Many members of the Arizona delegation left the Republican National Convention optimistic after candidate Donald J. Trump accepted the party’s nomination in a 75 minute speech.
After a bumpy convention, there was anticipation heading into the speech about whether Trump would be able to bring the factions of the Republican party together.
Several Arizona delegates who did not consider themselves Trump fans left the arena Thursday night saying the speech exceeded their expectations. They were hopeful the fractured party would be able to finally come together around the candidate.
“I am surprised by how much I truly loved the speech—I wasn’t expecting to,” said state Rep. David Livingston, an Arizona delegate who also serves as the majority whip in the Arizona House of Representatives. He wore an Arizona flag around his shoulders on the convention floor.
Livingston backed Texas Senator Ted Cruz in the primary but Thursday’s speech solidified his enthusiasm for Trump.
He said he liked Trump’s emphasis on law and order and the candidate’s line about giving children in poor cities the same opportunities as elsewhere resonated with him.
“I think the Christian conservatives, and I think the moderates, and I think the liberals, can all vote for the same man: Donald Trump,” Livingston said.
Kathy Petsas also backed Cruz in the primary and was impressed by what she heard from Trump. She said she appreciated that he displayed empathy in his speech and showed he could even be self-deprecating at times.
At one point Trump thanked the evangelical Christian voters for their support, and acknowledged he may not deserve it.
“I did not come to the convention a big Trump fan— and we are Trump all the way,” Petsas said.
Not all of Arizona’s skeptical delegates were convinced by the speech.

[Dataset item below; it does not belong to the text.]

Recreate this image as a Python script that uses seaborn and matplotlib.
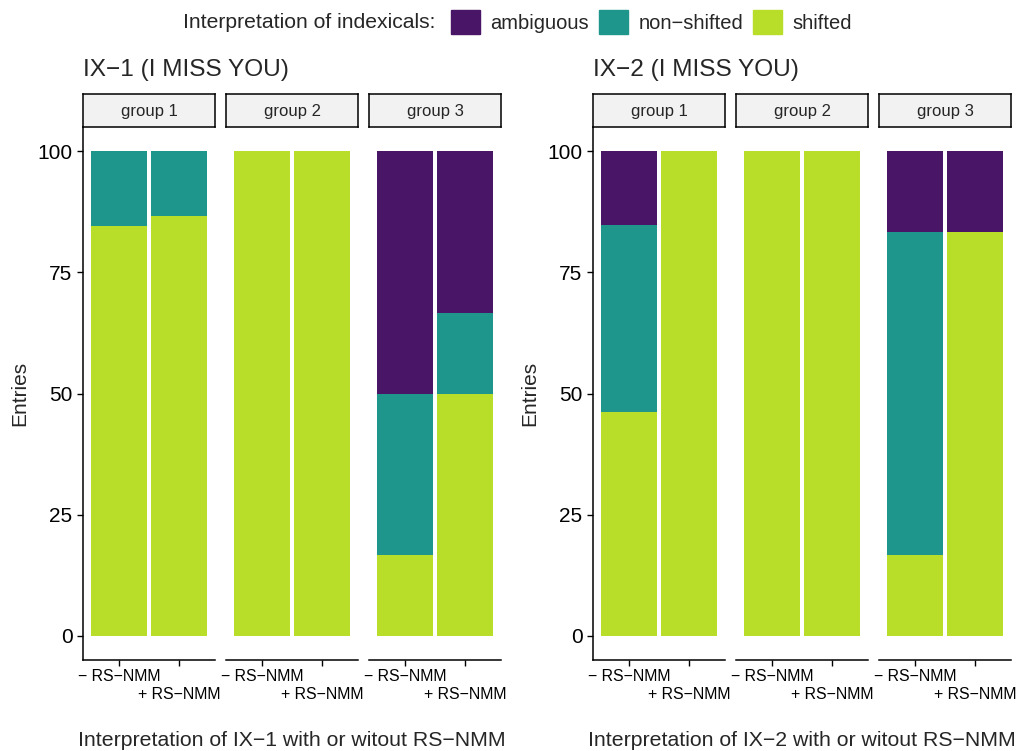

There are some in the delegation who say they still are doubtful they will vote for him in November.
But delegate Ron Ludders, a Trump supporter for some time, said he felt the cloud that hung over the convention on Wednesday evening had disappeared by Thursday. On Wednesday delegates booed Cruz off the stage when he finished his speech without endorsing Trump.
Ludders said he thought the mood on Thursday was actually better because of what had happened the day before.
“It helped Trump a great deal because people who were not great Trump fans coalesced around him,” Ludders said. “A lot of people thought [Cruz] was very unfair and childish.”
Ludders praised Trump for going after Democrat Hillary Clinton’s slogan “I’m with her.” Trump told the crowd instead that his pledge was, “I’m with you, the American people.”
“And that is what America wants,” Ludders said. “We want to be empowered. We want citizens to be empowered— not politicians to be empowered.”
Hours before Donald Trump took the stage, the Arizona delegates cheered on one of their own, Maricopa County Sheriff Joe Arpaio, with chants of “Joe, Joe, Joe.”
An image of Arizona’s border fence was shown behind Aripaio with the evening’s slogan, “Make America One Again.”
In a five-minute speech before the crowd, Arpaio said helping elect Trump president is his greatest mission. He also spoke about policing and his trademark issue, illegal immigration.
“We are the only country in the world whose immigration systems puts the needs of other nation’s ahead of ours,” Arpaio said. “We are more concerned with the rights of illegal aliens and criminals than we are with protecting our own country.”